### REQUIRED WORK
Keep to the lines from the line containing "Rebuild this diagram" through the line containing "-- (#2) -- ($(#2)+(9,-13)$)": copy them exactly and leave every picture out.
## Start RECORD EXTRACTS
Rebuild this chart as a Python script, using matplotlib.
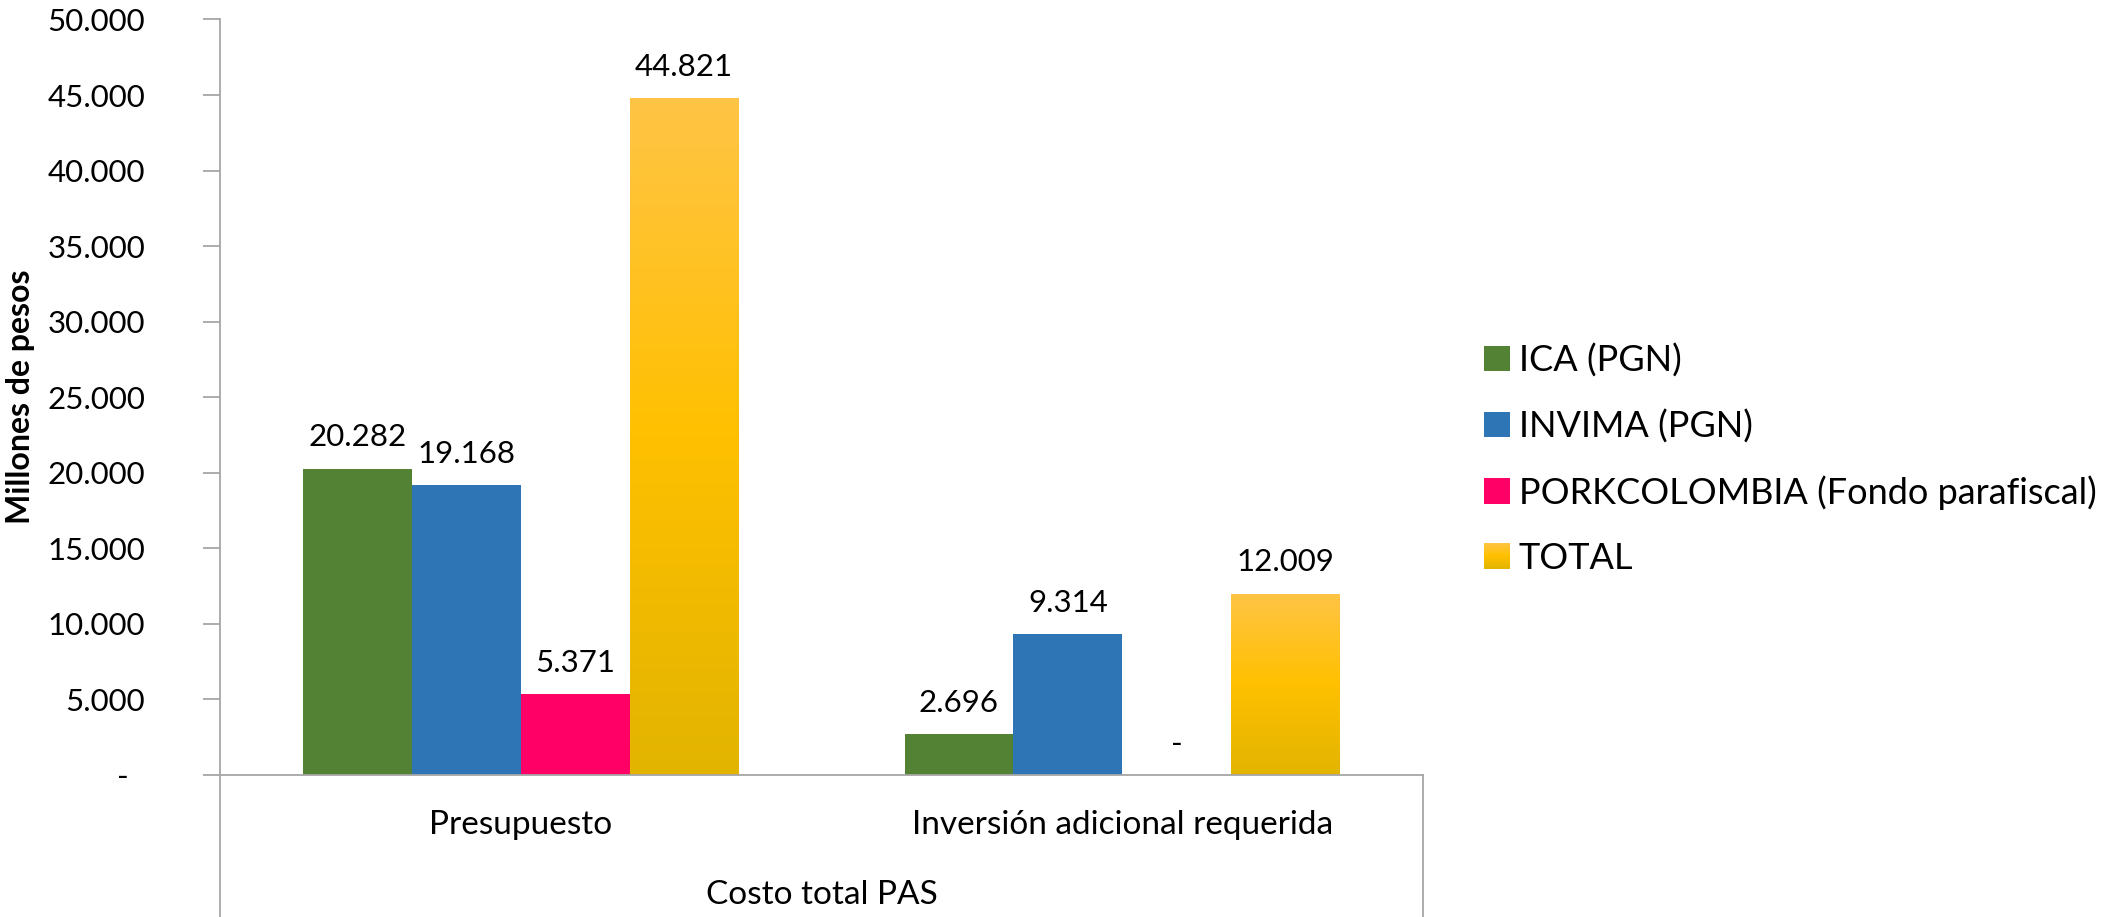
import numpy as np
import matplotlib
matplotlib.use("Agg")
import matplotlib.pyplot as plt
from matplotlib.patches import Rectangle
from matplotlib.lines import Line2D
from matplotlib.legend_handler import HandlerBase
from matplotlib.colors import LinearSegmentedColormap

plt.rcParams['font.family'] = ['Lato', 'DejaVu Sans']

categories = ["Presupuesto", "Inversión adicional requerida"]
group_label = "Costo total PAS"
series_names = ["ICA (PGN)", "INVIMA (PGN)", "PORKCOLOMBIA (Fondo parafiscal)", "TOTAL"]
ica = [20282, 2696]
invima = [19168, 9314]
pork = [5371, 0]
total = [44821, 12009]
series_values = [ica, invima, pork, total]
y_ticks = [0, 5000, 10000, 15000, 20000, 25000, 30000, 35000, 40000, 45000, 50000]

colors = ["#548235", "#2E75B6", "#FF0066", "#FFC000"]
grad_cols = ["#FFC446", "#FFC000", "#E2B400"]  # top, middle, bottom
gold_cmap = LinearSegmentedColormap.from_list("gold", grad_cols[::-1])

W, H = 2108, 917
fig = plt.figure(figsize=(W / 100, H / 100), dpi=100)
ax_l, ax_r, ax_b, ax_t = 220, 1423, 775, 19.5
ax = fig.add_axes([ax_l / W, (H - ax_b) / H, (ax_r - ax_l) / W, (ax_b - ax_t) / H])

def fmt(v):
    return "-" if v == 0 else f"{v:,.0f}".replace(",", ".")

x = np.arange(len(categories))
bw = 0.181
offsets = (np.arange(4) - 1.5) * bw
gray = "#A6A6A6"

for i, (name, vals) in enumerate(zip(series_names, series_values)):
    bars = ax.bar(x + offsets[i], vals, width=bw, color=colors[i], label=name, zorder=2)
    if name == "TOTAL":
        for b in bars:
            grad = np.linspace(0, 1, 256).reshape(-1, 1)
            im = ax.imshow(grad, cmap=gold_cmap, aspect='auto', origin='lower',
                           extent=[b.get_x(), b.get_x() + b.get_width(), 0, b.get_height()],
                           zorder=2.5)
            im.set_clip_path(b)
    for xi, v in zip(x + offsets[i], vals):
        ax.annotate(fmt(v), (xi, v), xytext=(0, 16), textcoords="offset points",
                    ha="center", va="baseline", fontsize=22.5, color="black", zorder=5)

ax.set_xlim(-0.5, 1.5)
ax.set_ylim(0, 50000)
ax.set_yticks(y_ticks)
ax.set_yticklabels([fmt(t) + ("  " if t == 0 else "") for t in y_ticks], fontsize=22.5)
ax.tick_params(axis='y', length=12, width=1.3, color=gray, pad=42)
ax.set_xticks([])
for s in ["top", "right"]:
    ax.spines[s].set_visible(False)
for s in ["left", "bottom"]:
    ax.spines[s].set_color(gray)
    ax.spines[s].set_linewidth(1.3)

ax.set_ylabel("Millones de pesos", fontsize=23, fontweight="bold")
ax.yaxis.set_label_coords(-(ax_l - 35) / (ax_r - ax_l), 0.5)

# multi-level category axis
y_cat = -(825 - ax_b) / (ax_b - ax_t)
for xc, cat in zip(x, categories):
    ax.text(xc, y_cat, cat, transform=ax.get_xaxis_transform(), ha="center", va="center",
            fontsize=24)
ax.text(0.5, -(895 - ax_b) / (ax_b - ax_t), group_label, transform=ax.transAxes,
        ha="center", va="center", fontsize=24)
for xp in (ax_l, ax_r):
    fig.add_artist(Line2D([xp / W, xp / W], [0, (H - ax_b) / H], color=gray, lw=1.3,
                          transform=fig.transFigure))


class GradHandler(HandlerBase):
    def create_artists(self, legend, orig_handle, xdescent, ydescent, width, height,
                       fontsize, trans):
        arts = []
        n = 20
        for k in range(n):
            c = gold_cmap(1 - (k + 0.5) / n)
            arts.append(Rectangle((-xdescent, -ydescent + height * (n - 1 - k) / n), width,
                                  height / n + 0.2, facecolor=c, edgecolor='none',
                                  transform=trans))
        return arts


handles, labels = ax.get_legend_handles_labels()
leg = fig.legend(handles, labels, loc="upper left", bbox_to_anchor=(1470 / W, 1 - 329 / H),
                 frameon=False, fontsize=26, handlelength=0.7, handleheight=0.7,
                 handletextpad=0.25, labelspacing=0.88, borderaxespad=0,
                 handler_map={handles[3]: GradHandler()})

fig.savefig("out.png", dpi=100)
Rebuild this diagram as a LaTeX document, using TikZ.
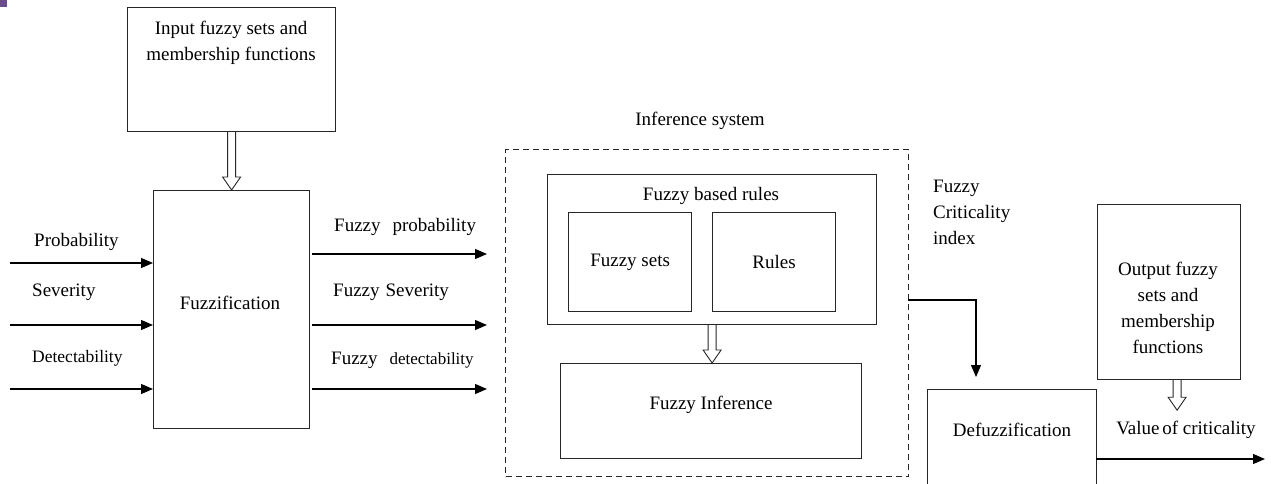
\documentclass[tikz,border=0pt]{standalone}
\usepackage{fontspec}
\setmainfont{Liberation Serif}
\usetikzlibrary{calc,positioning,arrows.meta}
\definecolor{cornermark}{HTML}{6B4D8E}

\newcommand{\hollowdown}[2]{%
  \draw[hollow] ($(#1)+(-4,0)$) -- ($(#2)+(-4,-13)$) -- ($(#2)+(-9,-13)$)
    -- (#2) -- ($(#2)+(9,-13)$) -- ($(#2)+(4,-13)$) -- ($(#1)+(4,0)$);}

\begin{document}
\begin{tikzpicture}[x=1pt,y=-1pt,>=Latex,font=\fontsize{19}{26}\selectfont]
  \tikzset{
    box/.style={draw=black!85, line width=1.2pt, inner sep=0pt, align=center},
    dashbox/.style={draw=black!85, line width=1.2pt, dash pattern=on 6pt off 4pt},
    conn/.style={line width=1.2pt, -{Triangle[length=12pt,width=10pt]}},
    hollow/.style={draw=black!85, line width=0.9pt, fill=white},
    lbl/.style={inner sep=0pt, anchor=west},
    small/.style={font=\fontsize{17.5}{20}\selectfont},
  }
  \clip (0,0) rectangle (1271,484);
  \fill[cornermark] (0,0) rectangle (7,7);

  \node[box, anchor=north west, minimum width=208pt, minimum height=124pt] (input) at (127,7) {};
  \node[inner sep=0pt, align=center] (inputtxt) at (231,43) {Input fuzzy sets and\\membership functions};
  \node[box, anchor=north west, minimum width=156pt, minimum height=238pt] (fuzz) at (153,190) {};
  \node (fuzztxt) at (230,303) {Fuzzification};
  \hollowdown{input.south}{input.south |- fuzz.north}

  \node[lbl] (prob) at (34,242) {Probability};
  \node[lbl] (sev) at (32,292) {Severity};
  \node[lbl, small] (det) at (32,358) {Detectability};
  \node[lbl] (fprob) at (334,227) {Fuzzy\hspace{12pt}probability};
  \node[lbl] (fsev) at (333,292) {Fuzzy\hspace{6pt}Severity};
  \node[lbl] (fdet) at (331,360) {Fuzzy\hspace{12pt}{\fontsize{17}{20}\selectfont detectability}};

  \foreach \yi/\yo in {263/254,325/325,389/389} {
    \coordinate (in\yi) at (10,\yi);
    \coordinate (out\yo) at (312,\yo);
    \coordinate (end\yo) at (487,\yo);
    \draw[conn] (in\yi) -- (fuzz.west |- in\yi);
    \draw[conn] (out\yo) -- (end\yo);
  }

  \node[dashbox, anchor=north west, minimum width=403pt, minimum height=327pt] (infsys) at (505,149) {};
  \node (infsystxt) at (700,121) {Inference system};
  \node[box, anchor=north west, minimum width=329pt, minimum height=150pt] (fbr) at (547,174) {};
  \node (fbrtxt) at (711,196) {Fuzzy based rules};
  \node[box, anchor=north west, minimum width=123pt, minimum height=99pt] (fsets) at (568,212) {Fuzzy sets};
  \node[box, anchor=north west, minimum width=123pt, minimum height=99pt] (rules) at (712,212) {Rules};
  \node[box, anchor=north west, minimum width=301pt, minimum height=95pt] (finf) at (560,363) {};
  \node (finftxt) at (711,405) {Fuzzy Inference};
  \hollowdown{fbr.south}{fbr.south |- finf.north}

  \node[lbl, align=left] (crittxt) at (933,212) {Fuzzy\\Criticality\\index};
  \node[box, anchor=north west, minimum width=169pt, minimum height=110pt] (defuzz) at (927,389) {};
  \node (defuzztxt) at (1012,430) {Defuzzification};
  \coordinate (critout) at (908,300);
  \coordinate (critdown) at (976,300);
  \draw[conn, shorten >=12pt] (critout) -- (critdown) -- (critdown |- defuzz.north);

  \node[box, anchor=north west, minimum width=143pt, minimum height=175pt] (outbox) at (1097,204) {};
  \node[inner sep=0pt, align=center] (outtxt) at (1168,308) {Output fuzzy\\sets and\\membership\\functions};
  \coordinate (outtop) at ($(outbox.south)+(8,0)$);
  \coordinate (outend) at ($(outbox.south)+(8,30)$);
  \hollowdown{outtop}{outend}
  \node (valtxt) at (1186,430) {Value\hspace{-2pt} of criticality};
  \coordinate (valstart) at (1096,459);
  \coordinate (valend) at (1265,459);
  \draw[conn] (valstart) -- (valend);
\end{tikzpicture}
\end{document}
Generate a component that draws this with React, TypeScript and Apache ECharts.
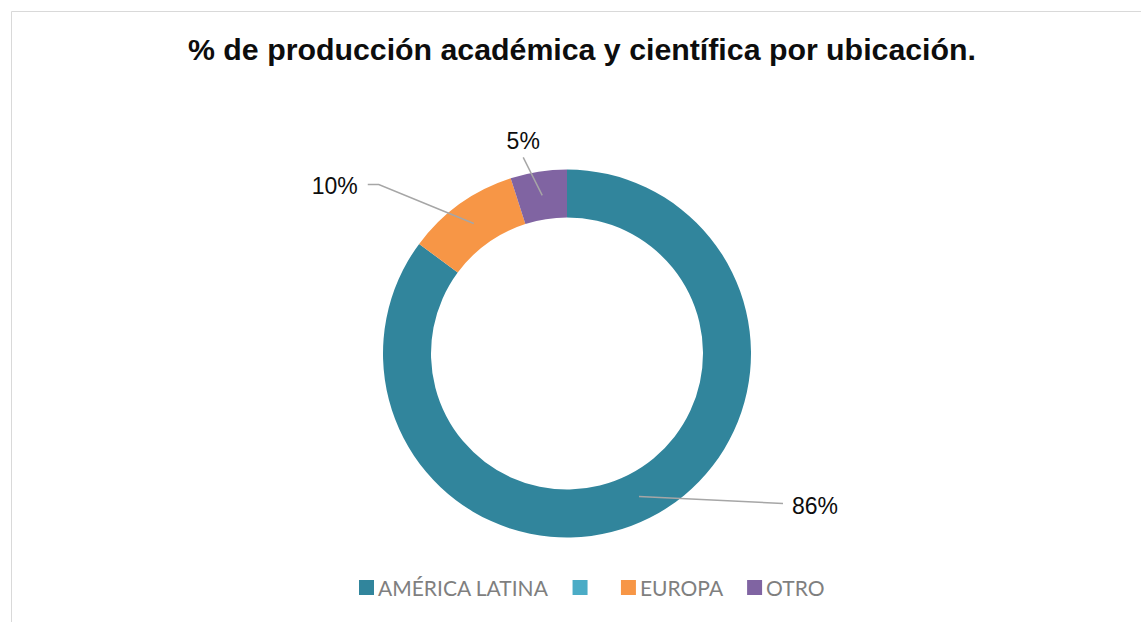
## End RECORD EXTRACTS
### RESPONSE TO THIS EXERCISE
Rebuild this diagram as a LaTeX document, using TikZ.
\documentclass[tikz,border=0pt]{standalone}
\usepackage{fontspec}
\setmainfont{Liberation Serif}
\usetikzlibrary{calc,positioning,arrows.meta}
\definecolor{cornermark}{HTML}{6B4D8E}

\newcommand{\hollowdown}[2]{%
  \draw[hollow] ($(#1)+(-4,0)$) -- ($(#2)+(-4,-13)$) -- ($(#2)+(-9,-13)$)
    -- (#2) -- ($(#2)+(9,-13)$) -- ($(#2)+(4,-13)$) -- ($(#1)+(4,0)$);}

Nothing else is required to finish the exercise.